Full-time paramedic, reserve police officer, and retired military Mike McElmeel of Eighteen Zulu LLC talks about the M.A.R.C.H. Assessment tool. Most of us carry some sort of IFAK or trauma management equipment when we’re on the range. But how are we going to manage the patient between the time we have a catastrophic injury and the time emergency medical services arrive?
This is a trauma management mnemonic that should be part of your self-defense toolkit. Mike explains what each letter stands for.
M: Massive Hemorrhaging
M stands for Massive Hemorrhaging and is the #1 cause of preventable death in military and law enforcement contexts. We will mitigate the massive hemorrhaging with tourniquets if the injury is to the extremities, or pressure dressings if the injury is elsewhere.

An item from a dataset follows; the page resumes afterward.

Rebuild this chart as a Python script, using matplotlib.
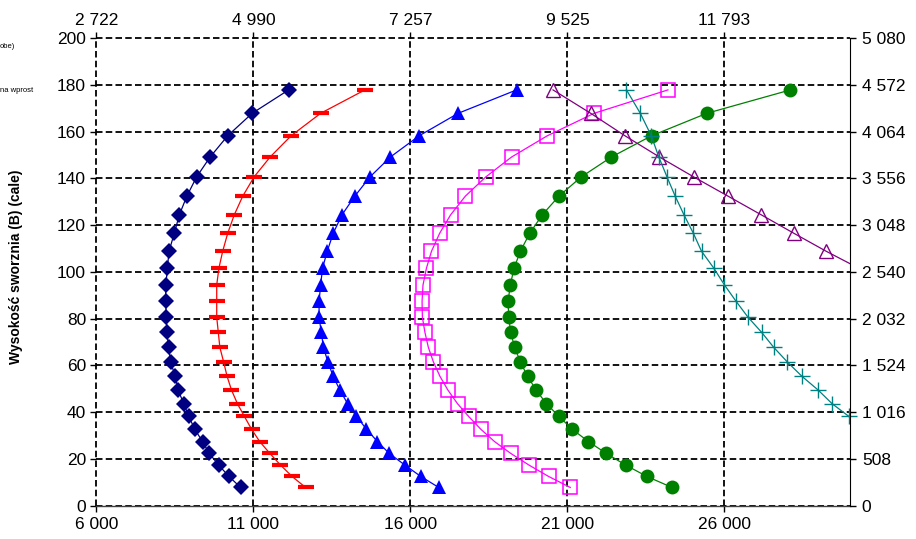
import matplotlib
matplotlib.use("Agg")
import matplotlib.pyplot as plt
from matplotlib.ticker import FixedLocator, FuncFormatter

plt.rcParams['font.family'] = ['Liberation Sans', 'DejaVu Sans']

# wysokość sworznia (cale), wspólna dla wszystkich serii
heights = [177.8, 167.8, 158.2, 149.1, 140.6, 132.4, 124.4, 116.5, 108.8, 101.6,
           94.4, 87.4, 80.6, 74.2, 67.7, 61.5, 55.3, 49.5, 43.6, 38.2,
           32.7, 27.4, 22.4, 17.4, 12.5, 7.8]

# obciążenie (lbs) dla kolejnych serii
s_diamond = [12120, 10960, 10180, 9620, 9190, 8880, 8640, 8480, 8310, 8260,
             8210, 8200, 8230, 8240, 8300, 8360, 8510, 8600, 8780, 8940,
             9130, 9380, 9590, 9890, 10220, 10590]
s_dash = [14550, 13140, 12200, 11530, 11020, 10660, 10390, 10180, 10020, 9900,
          9830, 9830, 9830, 9880, 9930, 10050, 10160, 10300, 10490, 10710,
          10940, 11200, 11520, 11860, 12230, 12660]
s_triangle = [19380, 17520, 16280, 15360, 14710, 14230, 13820, 13540, 13350, 13200,
              13140, 13090, 13090, 13160, 13230, 13370, 13540, 13750, 14000, 14280,
              14600, 14950, 15320, 15820, 16330, 16900]
s_square = [24200, 21850, 20360, 19220, 18400, 17750, 17280, 16930, 16670, 16510,
            16400, 16370, 16380, 16460, 16570, 16730, 16940, 17190, 17500, 17850,
            18240, 18680, 19190, 19770, 20400, 21090]
s_circle = [28100, 25440, 23680, 22400, 21440, 20730, 20200, 19800, 19500, 19300,
            19180, 19110, 19130, 19190, 19320, 19500, 19730, 20000, 20330, 20730,
            21150, 21670, 22230, 22850, 23530, 24330]
s_open_tri = [20540, 21740, 22830, 23930, 25020, 26110, 27170, 28210, 29240, 30270]
s_plus = [22880, 23320, 23670, 23910, 24170, 24430, 24710, 25010, 25270, 25660,
          26000, 26370, 26750, 27180, 27570, 28000, 28470, 28980, 29430, 29960]

x_ticks = [6000, 11000, 16000, 21000, 26000]
x_top_labels = ["2 722", "4 990", "7 257", "9 525", "11 793"]
y_ticks = [0, 20, 40, 60, 80, 100, 120, 140, 160, 180, 200]
y_right_labels = ["0", "508", "1 016", "1 524", "2 032", "2 540", "3 048",
                  "3 556", "4 064", "4 572", "5 080"]

X_MIN, X_MAX = 6000, 30000

fig = plt.figure(figsize=(9.16, 5.39), dpi=100)
ax = fig.add_axes([0.1053, 0.0618, 0.8227, 0.8677])

series = [
    (s_diamond, dict(color='#000080', marker='D', ms=8.5, mfc='#000080', mew=0)),
    (s_dash, dict(color='#FF0000', marker='_', ms=12, mew=3)),
    (s_triangle, dict(color='#0000FF', marker='^', ms=10, mfc='#0000FF', mew=0)),
    (s_square, dict(color='#FF00FF', marker='s', ms=10, mfc='none', mew=1.1)),
    (s_circle, dict(color='#008000', marker='o', ms=10, mfc='#008000', mew=0)),
    (s_open_tri, dict(color='#800080', marker='^', ms=10, mfc='none', mew=1.0)),
    (s_plus, dict(color='#008080', marker='+', ms=11, mew=1.0)),
]

for i, (xs, st) in enumerate(series):
    ys = heights[:len(xs)]
    ax.plot(xs, ys, color=st['color'], lw=0.9, zorder=3 + i)
    # punkty poza osią nie są rysowane
    mx = [x for x in xs if x <= X_MAX]
    my = ys[:len(mx)]
    ax.plot(mx, my, linestyle='none', clip_on=False, zorder=3 + i, **st)

ax.set_xlim(X_MIN, X_MAX)
ax.set_ylim(0, 200)
ax.xaxis.set_major_locator(FixedLocator(x_ticks))
ax.yaxis.set_major_locator(FixedLocator(y_ticks))
ax.xaxis.set_major_formatter(FuncFormatter(lambda v, p: f"{v:,.0f}".replace(",", " ")))

ax.grid(True, color='black', linestyle=(0, (3.6, 1.8)), linewidth=1.3, zorder=1)
ax.set_axisbelow(True)
# linie siatki na krawędziach (6 000 i 200) w pełnej grubości
for gl in ax.get_xgridlines() + ax.get_ygridlines():
    gl.set_clip_on(False)

for side in ('top', 'left', 'right'):
    ax.spines[side].set_visible(False)
ax.spines['bottom'].set_color('#404040')
ax.spines['bottom'].set_linewidth(1.0)

ax.tick_params(axis='both', direction='out', length=4.5, width=1, labelsize=12.5, pad=3)
ax.tick_params(axis='x', pad=4)

ax.set_ylabel("Wysokość sworznia (B) (cale)", fontweight='bold', fontsize=10)
ax.yaxis.set_label_coords(-0.097, 0.51)

# oś górna (kg) i prawa (mm)
axt = ax.twiny()
axt.set_xlim(ax.get_xlim())
axt.xaxis.set_major_locator(FixedLocator(x_ticks))
axt.set_xticklabels(x_top_labels)
axt.tick_params(axis='x', direction='out', length=4.5, width=1, labelsize=12.5, pad=3)

axr = ax.twinx()
axr.set_ylim(ax.get_ylim())
axr.yaxis.set_major_locator(FixedLocator(y_ticks))
axr.set_yticklabels(y_right_labels)
axr.tick_params(axis='y', direction='out', length=4.5, width=1, labelsize=12.5, pad=4)

for a in (axt, axr):
    a.spines['top'].set_visible(False)
    a.spines['left'].set_visible(False)
    a.spines['bottom'].set_visible(False)
axr.spines['right'].set_color('black')
axt.spines['right'].set_visible(False)

# resztki legendy przy lewej krawędzi
fig.text(0.0, 1 - 47 / 539, "obe)", fontsize=5.5, va='center', ha='left')
fig.text(0.0, 1 - 90 / 539, "na wprost", fontsize=5.5, va='center', ha='left')

fig.savefig("out.png", dpi=100)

Open the airway using the head tilt/chin lift method, or if you suspect there is head, back or neck trauma, use the jaw thrust method. Help the patient to maintain the open airway if necessary, and put them in the recovery position — lying on their side — to make sure they do not aspirate any fluids that may be leaking out of their mouth.
Pneumothorax has been reported as the #1 cause of preventable death in a mass shooter/civilian context. Look, listen and feel: Is the chest rising and falling equally? If not, we should suspect a penetrating injury that is causing one lung to collapse. Find the entry and possible exit wound(s) and place occlusive dressings on them to plug the openings.
Feel for a radial pulse (on the wrist) or a carotid pulse (on the throat). If you can’t feel a carotid pulse, initiate CPR if you have been certified to do this in your trauma management training.
A patient who loses a lot of blood will become cold, so we need to get them warmed up however we can — with blankets, towels, covering their head, using whatever is available at the range.